Dataset rows:
────────────────

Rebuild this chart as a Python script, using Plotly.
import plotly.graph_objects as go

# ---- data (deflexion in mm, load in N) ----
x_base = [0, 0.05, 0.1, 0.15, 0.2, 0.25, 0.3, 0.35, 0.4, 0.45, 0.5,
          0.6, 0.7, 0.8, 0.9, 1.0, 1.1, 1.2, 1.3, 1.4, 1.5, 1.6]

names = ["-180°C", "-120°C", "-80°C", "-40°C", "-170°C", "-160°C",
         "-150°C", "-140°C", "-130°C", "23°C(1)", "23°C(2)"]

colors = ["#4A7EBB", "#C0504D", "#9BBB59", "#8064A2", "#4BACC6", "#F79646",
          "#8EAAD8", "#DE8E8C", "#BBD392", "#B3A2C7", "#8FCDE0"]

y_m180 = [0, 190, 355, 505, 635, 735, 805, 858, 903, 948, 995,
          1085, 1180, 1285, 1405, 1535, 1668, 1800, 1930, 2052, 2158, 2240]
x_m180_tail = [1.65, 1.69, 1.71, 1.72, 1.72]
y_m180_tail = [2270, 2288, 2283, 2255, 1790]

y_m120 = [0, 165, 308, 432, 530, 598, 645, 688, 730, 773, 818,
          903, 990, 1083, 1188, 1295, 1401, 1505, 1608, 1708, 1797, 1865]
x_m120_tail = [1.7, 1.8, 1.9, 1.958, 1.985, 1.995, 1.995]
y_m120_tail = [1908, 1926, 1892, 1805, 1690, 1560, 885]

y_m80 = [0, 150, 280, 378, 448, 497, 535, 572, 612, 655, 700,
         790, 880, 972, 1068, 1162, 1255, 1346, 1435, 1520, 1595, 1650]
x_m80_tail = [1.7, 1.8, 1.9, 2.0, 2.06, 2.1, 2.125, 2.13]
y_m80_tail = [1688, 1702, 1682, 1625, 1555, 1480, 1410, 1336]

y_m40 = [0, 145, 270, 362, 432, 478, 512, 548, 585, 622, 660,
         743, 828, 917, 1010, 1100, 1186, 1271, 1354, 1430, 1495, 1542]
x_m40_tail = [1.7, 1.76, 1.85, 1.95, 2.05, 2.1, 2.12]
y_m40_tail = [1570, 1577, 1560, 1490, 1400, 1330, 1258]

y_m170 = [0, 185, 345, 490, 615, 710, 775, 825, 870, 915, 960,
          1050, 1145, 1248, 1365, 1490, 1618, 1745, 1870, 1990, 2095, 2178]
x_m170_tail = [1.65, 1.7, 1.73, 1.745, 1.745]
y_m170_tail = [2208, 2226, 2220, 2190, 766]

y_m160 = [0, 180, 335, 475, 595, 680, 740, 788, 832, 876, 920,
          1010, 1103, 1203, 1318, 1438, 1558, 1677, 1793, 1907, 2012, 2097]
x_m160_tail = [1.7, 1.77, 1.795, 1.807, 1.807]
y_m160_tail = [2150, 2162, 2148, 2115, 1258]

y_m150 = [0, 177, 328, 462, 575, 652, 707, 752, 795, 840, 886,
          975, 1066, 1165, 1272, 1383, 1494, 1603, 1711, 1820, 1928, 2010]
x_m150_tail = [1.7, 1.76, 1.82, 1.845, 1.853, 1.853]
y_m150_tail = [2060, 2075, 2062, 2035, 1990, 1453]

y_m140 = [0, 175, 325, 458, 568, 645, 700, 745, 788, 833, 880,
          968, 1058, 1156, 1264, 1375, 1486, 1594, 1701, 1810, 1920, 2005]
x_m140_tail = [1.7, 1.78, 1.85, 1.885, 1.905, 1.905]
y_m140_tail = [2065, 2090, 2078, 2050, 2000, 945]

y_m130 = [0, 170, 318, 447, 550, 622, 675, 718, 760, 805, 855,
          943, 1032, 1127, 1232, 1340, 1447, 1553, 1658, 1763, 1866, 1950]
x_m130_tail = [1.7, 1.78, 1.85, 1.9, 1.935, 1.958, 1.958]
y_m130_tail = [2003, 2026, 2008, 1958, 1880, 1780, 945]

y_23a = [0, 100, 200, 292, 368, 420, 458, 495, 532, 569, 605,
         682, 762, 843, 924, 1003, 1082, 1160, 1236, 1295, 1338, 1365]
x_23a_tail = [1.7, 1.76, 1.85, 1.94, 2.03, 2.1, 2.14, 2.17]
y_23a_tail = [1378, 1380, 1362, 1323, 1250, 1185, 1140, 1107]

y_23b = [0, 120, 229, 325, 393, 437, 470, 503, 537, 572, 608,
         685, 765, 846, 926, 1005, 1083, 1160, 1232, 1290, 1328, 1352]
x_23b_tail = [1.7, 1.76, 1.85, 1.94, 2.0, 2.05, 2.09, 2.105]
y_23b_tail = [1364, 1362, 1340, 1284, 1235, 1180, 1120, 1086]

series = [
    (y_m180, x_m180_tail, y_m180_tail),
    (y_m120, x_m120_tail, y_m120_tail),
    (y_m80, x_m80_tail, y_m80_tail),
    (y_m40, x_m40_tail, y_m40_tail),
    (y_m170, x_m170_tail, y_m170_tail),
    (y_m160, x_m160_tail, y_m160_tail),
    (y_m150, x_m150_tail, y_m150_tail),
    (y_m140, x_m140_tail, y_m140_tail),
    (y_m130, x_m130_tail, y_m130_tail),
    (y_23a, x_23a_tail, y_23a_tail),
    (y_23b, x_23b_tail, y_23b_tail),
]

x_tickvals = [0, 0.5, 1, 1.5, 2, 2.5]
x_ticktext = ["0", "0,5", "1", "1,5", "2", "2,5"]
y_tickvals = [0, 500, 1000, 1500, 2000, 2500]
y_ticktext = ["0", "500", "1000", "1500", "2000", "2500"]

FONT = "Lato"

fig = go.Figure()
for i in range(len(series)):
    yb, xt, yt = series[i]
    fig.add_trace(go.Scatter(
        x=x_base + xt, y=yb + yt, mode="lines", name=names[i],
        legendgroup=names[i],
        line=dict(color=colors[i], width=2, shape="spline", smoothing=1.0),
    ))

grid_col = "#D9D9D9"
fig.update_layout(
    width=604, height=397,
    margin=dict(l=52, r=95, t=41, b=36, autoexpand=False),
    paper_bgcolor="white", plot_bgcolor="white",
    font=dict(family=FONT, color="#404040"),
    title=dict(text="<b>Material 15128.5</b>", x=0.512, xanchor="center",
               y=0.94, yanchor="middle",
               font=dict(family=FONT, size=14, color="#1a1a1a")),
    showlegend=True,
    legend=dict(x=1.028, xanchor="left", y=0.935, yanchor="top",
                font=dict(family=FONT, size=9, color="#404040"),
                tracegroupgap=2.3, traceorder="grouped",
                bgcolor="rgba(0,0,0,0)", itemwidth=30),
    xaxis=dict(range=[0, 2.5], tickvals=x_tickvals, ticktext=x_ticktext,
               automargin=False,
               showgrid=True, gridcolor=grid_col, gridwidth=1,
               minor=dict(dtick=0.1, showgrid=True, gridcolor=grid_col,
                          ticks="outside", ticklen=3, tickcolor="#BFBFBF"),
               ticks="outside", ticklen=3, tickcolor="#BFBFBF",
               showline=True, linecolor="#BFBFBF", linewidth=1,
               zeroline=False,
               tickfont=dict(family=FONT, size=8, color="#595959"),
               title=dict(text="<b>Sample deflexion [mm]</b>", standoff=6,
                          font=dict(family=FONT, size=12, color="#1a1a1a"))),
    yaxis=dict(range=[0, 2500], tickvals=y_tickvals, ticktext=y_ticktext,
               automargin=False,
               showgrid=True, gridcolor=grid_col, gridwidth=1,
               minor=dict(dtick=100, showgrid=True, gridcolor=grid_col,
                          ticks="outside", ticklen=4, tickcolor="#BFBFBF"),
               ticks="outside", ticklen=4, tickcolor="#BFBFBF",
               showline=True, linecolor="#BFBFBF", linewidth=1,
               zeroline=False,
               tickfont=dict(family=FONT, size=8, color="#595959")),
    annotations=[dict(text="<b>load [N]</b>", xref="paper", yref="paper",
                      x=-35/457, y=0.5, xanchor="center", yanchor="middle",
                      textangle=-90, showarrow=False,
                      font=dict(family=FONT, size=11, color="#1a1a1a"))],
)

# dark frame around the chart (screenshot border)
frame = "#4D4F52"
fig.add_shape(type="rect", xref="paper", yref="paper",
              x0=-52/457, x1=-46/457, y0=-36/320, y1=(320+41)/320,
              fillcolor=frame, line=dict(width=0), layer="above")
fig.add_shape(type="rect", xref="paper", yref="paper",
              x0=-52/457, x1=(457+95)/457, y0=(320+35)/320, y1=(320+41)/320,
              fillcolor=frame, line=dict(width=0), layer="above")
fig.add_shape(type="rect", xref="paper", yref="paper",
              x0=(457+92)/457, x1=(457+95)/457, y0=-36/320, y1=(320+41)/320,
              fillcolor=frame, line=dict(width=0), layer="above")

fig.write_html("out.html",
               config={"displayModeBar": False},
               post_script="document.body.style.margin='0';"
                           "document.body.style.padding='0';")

────────────────

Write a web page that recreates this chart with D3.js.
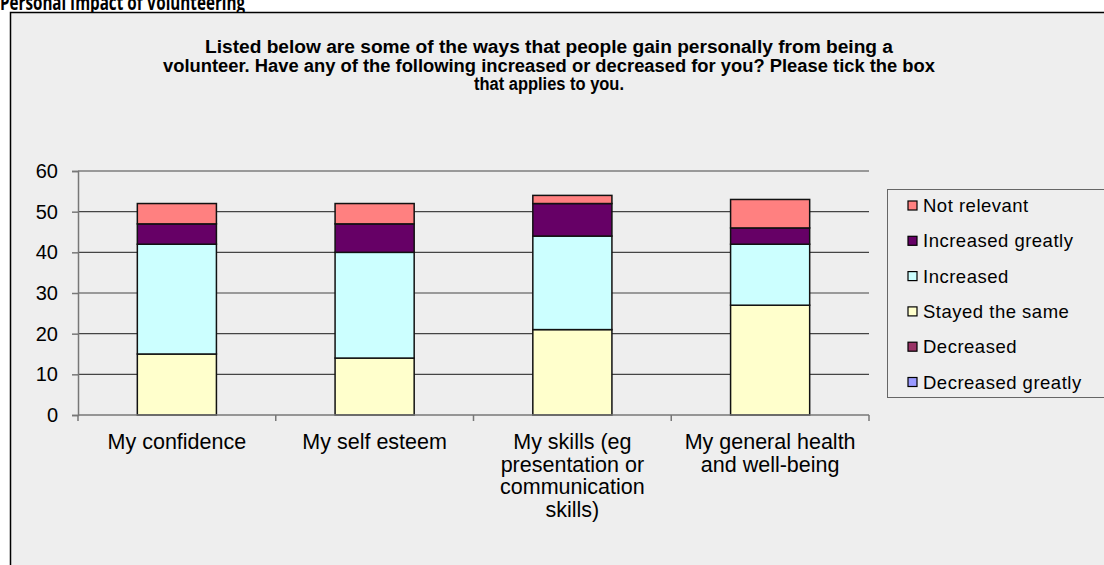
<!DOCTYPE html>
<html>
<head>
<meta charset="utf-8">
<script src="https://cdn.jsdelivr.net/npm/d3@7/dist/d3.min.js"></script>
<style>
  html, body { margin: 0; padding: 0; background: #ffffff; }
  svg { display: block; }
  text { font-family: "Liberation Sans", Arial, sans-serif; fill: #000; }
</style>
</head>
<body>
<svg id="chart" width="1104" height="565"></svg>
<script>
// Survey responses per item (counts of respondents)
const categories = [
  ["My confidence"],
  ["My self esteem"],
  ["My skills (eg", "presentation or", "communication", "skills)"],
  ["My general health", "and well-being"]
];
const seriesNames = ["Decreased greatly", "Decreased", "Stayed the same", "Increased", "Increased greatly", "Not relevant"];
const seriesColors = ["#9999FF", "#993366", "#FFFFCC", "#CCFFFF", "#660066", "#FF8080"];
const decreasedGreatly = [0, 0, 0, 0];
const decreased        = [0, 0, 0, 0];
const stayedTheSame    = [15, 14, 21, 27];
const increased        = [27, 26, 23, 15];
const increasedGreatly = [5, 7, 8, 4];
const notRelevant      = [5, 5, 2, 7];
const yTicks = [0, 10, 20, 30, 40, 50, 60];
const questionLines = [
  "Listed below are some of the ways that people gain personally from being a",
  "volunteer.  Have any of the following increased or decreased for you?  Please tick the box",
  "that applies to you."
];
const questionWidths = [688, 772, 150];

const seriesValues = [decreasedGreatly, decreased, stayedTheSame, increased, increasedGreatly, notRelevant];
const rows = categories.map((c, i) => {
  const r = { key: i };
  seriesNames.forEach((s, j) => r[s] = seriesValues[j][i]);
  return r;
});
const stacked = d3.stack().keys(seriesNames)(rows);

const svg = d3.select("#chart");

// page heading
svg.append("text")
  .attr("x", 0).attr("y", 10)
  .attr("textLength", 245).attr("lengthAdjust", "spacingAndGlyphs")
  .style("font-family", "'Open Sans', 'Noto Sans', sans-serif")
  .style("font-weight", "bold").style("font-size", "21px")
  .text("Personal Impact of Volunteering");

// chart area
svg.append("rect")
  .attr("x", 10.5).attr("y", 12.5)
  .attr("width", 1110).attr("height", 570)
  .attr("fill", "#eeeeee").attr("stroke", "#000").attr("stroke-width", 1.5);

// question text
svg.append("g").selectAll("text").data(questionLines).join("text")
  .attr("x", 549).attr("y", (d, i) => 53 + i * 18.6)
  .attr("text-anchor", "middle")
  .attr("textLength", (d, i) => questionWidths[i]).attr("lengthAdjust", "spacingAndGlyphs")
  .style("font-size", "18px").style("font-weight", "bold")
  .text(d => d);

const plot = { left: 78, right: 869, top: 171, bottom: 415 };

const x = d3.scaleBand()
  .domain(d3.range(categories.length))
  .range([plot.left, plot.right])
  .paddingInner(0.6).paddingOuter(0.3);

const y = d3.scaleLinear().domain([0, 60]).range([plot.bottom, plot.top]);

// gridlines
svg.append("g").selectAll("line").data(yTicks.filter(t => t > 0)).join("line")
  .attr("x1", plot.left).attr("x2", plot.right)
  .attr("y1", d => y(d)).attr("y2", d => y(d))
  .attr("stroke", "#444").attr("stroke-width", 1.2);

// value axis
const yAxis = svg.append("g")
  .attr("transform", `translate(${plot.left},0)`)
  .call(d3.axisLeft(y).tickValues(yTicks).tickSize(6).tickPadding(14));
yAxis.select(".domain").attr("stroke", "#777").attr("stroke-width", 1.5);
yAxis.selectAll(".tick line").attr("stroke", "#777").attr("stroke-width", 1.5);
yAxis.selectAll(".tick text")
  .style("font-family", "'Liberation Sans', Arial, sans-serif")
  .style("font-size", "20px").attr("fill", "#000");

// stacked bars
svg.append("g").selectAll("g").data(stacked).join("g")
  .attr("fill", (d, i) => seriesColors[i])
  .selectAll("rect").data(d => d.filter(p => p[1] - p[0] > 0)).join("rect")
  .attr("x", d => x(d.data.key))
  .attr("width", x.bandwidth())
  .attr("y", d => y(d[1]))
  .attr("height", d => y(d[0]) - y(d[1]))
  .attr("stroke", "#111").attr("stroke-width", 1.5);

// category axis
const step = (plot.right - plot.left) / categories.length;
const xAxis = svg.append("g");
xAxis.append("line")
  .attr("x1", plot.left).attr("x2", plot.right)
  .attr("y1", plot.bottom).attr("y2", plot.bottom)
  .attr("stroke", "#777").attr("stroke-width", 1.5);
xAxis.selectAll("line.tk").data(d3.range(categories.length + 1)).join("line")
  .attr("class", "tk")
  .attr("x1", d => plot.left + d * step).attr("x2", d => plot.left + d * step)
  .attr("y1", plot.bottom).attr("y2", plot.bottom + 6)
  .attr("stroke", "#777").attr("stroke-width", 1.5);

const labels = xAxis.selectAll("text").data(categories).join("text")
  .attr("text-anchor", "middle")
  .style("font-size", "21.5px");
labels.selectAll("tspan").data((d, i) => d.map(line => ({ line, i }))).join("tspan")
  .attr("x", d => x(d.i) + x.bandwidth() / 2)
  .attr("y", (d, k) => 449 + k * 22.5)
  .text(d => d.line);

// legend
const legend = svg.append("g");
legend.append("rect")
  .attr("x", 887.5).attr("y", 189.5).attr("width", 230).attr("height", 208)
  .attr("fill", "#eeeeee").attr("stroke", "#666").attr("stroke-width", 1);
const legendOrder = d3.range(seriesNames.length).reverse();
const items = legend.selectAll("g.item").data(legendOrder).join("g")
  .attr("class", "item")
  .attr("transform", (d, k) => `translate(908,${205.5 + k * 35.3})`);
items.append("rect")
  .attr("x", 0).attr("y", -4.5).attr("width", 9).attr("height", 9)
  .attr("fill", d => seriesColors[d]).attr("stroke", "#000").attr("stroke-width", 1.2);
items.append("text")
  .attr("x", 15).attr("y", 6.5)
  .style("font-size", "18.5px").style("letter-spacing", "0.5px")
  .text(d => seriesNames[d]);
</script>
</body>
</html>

────────────────

→ YOUR INSTRUCTIONS
Using the entries above, return exactly the lines from the line with "Rebuild this chart" to the line with "0.6, 0.7, 0.8, 0.9, 1.0, 1.1, 1.2, 1.3, 1.4, 1.5, 1.6]", counting both of those lines.

→ THE RESULT
Rebuild this chart as a Python script, using Plotly.
import plotly.graph_objects as go

# ---- data (deflexion in mm, load in N) ----
x_base = [0, 0.05, 0.1, 0.15, 0.2, 0.25, 0.3, 0.35, 0.4, 0.45, 0.5,
          0.6, 0.7, 0.8, 0.9, 1.0, 1.1, 1.2, 1.3, 1.4, 1.5, 1.6]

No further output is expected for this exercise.